E conclui: «No entanto, penso que aí está a contradição e lanço uma reflexão no sentido de que os Estados membros que fazem parte das Nações Unidas e que em tese defendem esse direito, como a França e os Estados Unidos – que, juntamente com outros três Estados, têm o anacrónico direito de veto – são os mesmos que impedem qualquer iniciativa que obrigue as Nações Unidas a fazer cumprir as suas resoluções e a pôr fim a essa rebelião contra o direito internacional.»
No dia 21 de Dezembro o Conselho de Segurança das Nações Unidas, sob a presidência do representante permanente da República da África do Sul, reuniu à porta fechada, por iniciativa da Alemanha, para debater a actual situação no Sahara Ocidental. De acordo com o despacho da agência SPS, «Os membros receberam duas apresentações, uma da Sra. Bintou Keita, Delegada Adjunta do Departamento de Manutenção da Paz da ONU para os Assuntos Políticos e de Segurança em África, e outra do Sr. Colin Stewart, Representante Especial do Secretário-geral para o Sahara Ocidental e Presidente da Missão das Nações Unidas para o Referendo no Sahara Ocidental (MINURSO). (…). A reunião foi unânime no apoio ao processo político e na reafirmação da necessidade imperiosa de designar um novo Enviado Pessoal [do Secretário-geral] da ONU para o Sahara Ocidental. Nesse sentido, alguns países expressaram o seu repúdio à proclamação do presidente cessante dos Estados Unidos, Donald Trump, que consideraram uma violação da legalidade internacional e das resoluções da ONU.»

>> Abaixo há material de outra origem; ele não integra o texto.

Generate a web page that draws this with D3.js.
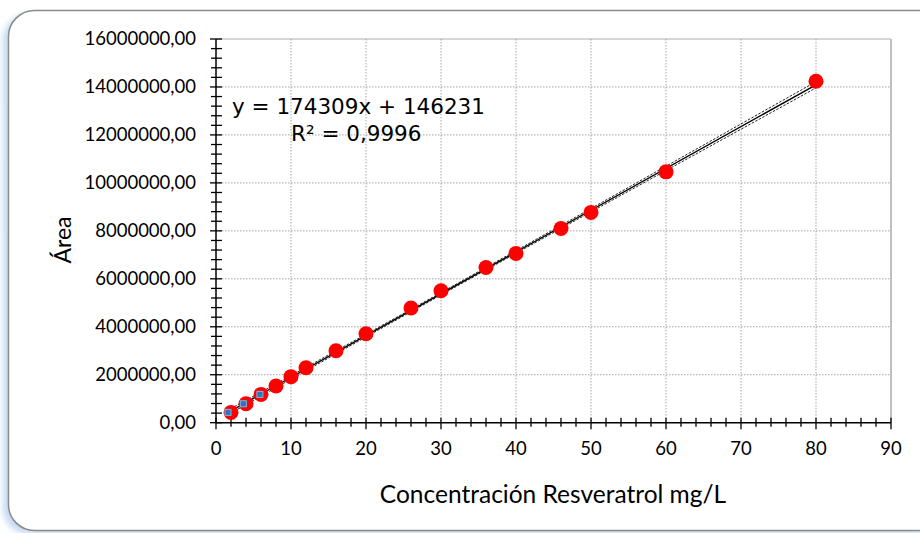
<!DOCTYPE html>
<html><head><meta charset="utf-8">
<script src="https://cdn.jsdelivr.net/npm/d3@7"></script>
<style>html,body{margin:0;padding:0;background:#fff;} svg{display:block}</style>
</head><body>
<svg id="chart" width="920" height="533"></svg>
<script>
// Calibration data: resveratrol concentration (mg/L) vs peak area
const concentration = [2, 4, 6, 8, 10, 12, 16, 20, 26, 30, 36, 40, 46, 50, 60, 80];
const area = [430000, 790000, 1180000, 1530000, 1920000, 2290000, 3000000, 3710000,
              4780000, 5500000, 6470000, 7060000, 8100000, 8770000, 10460000, 14240000];

// Low-level check standards (small squares)
const checkConc = [1.6, 3.65, 5.85];
const checkArea = [430000, 790000, 1180000];

// Linear fit and its confidence band
const slope = 174309;
const intercept = 146231;
const rSquared = "0,9996";
const fitRange = [2, 80];
const bandX = [2, 10, 20, 30, 40, 50, 60, 80];
const bandUpper = [590000, 1964000, 3687000, 5425000, 7174000, 8932000, 10695000, 14221000];
const bandLower = [400000, 1814000, 3577000, 5325000, 7063000, 8791000, 10515000, 13961000];

const xTicks = [0, 10, 20, 30, 40, 50, 60, 70, 80, 90];
const yTicks = [0, 2000000, 4000000, 6000000, 8000000, 10000000, 12000000, 14000000, 16000000];

const svg = d3.select("#chart");
const plot = {left: 216, right: 891, top: 39, bottom: 422.7};

const x = d3.scaleLinear().domain([0, 90]).range([plot.left, plot.right]);
const y = d3.scaleLinear().domain([0, 16000000]).range([plot.bottom, plot.top]);

// Frame with soft blue shadow
const defs = svg.append("defs");
const blur = defs.append("filter").attr("id", "shadow").attr("x", "-10%").attr("y", "-10%").attr("width", "120%").attr("height", "120%");
blur.append("feGaussianBlur").attr("stdDeviation", 3);
svg.append("rect").attr("x", 3).attr("y", 14).attr("width", 940).attr("height", 520)
  .attr("rx", 26).attr("fill", "#c5d9f1").attr("filter", "url(#shadow)");
svg.append("rect").attr("x", 8.5).attr("y", 10.5).attr("width", 940).attr("height", 520)
  .attr("rx", 26).attr("fill", "#fff").attr("stroke", "#8a8a8a").attr("stroke-width", 1.5);

// Plot area border (top and right)
svg.append("line").attr("x1", plot.left).attr("x2", plot.right).attr("y1", plot.top).attr("y2", plot.top)
  .attr("stroke", "#c8c8c8").attr("stroke-width", 1.5);
svg.append("line").attr("x1", plot.right).attr("x2", plot.right).attr("y1", plot.top).attr("y2", plot.bottom)
  .attr("stroke", "#c0c0c0").attr("stroke-width", 2);

// Dotted gridlines
const grid = svg.append("g").attr("stroke", "#a6a6a6").attr("stroke-width", 1).attr("stroke-dasharray", "1.5,1.5");
grid.selectAll("line.v").data(xTicks.filter(d => d > 0 && d < 90)).join("line")
  .attr("x1", d => x(d)).attr("x2", d => x(d)).attr("y1", plot.top).attr("y2", plot.bottom);
grid.selectAll("line.h").data(yTicks.filter(d => d > 0 && d < 16000000)).join("line")
  .attr("class", "h")
  .attr("x1", plot.left).attr("x2", plot.right).attr("y1", d => y(d)).attr("y2", d => y(d));

// Axes
const labelFont = "Lato, 'Open Sans', sans-serif";
const yAxis = svg.append("g");
yAxis.append("line").attr("x1", plot.left).attr("x2", plot.left).attr("y1", plot.top).attr("y2", plot.bottom)
  .attr("stroke", "#000").attr("stroke-width", 1.5);
const yMinor = d3.range(0, 16000001, 400000);
yAxis.selectAll("line.tk").data(yMinor).join("line").attr("class", "tk")
  .attr("x1", d => plot.left - (d % 2000000 === 0 ? 6 : 5)).attr("x2", plot.left + 6)
  .attr("y1", d => y(d)).attr("y2", d => y(d)).attr("stroke", "#000").attr("stroke-width", 1.3);
yAxis.selectAll("text").data(yTicks).join("text")
  .attr("x", 196).attr("y", d => y(d)).attr("dy", "0.35em").attr("text-anchor", "end")
  .attr("font-family", labelFont).attr("font-size", 18.5).attr("fill", "#000")
  .text(d => d.toFixed(2).replace(".", ","));

const xAxis = svg.append("g");
xAxis.append("line").attr("x1", plot.left).attr("x2", plot.right).attr("y1", plot.bottom).attr("y2", plot.bottom)
  .attr("stroke", "#000").attr("stroke-width", 1.5);
const xMinor = d3.range(0, 91, 2);
xAxis.selectAll("line.tk").data(xMinor).join("line").attr("class", "tk")
  .attr("x1", d => x(d)).attr("x2", d => x(d))
  .attr("y1", plot.bottom - 5).attr("y2", d => plot.bottom + (d % 10 === 0 ? 6.5 : 4))
  .attr("stroke", "#000").attr("stroke-width", 1.3);
xAxis.selectAll("text").data(xTicks).join("text")
  .attr("x", d => x(d)).attr("y", 455).attr("text-anchor", "middle")
  .attr("font-family", labelFont).attr("font-size", 18.5).attr("fill", "#000")
  .text(d => d);

// Axis titles
svg.append("text").attr("x", 553).attr("y", 503).attr("text-anchor", "middle")
  .attr("font-family", labelFont).attr("font-size", 24.5).attr("fill", "#000")
  .text("Concentración Resveratrol mg/L");
svg.append("text").attr("transform", "translate(71,240) rotate(-90)").attr("text-anchor", "middle")
  .attr("font-family", labelFont).attr("font-size", 23).attr("fill", "#000")
  .text("Área");

// Confidence band (dashed) and fitted line
const bandLine = d3.line().x(d => x(d[0])).y(d => y(d[1]));
[bandUpper, bandLower].forEach(arr => {
  svg.append("path").datum(bandX.map((v, i) => [v, arr[i]])).attr("d", bandLine)
    .attr("fill", "none").attr("stroke", "#222").attr("stroke-width", 1).attr("stroke-dasharray", "2.5,1.5");
});
svg.append("path").datum(fitRange.map(v => [v, slope * v + intercept])).attr("d", bandLine)
  .attr("fill", "none").attr("stroke", "#000").attr("stroke-width", 1.4);

// Data points
svg.append("g").selectAll("circle").data(concentration).join("circle")
  .attr("cx", d => x(d)).attr("cy", (d, i) => y(area[i])).attr("r", 7.5).attr("fill", "#ff0000");
svg.append("g").selectAll("rect").data(checkConc).join("rect")
  .attr("x", d => x(d) - 3).attr("y", (d, i) => y(checkArea[i]) - 3).attr("width", 6).attr("height", 6)
  .attr("fill", "#2e75b6").attr("stroke", "#7fb2e5").attr("stroke-width", 1);

// Trendline equation
const eqFont = "'DejaVu Sans', Verdana, sans-serif";
svg.append("text").attr("x", 232).attr("y", 114).attr("font-family", eqFont).attr("font-size", 21.5)
  .attr("fill", "#000")
  .text(`y = ${slope}x + ${intercept}`);
svg.append("text").attr("x", 291).attr("y", 141).attr("font-family", eqFont).attr("font-size", 21.5)
  .attr("fill", "#000")
  .text(`R² = ${rSquared}`);
</script>
</body></html>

No dia seguinte o governo da RASD publicou um comunicado onde considera que «A adesão do Conselho de Segurança à natureza jurídica da questão saharaui e à solução pacífica baseada nas resoluções de legitimidade internacional constituem uma condenação da política de ocupação e dos seus cúmplices que visam confiscar o direito inalienável do povo saharaui à autodeterminação e independência, e um duro golpe para a declaração do presidente norte-americano, Trump.»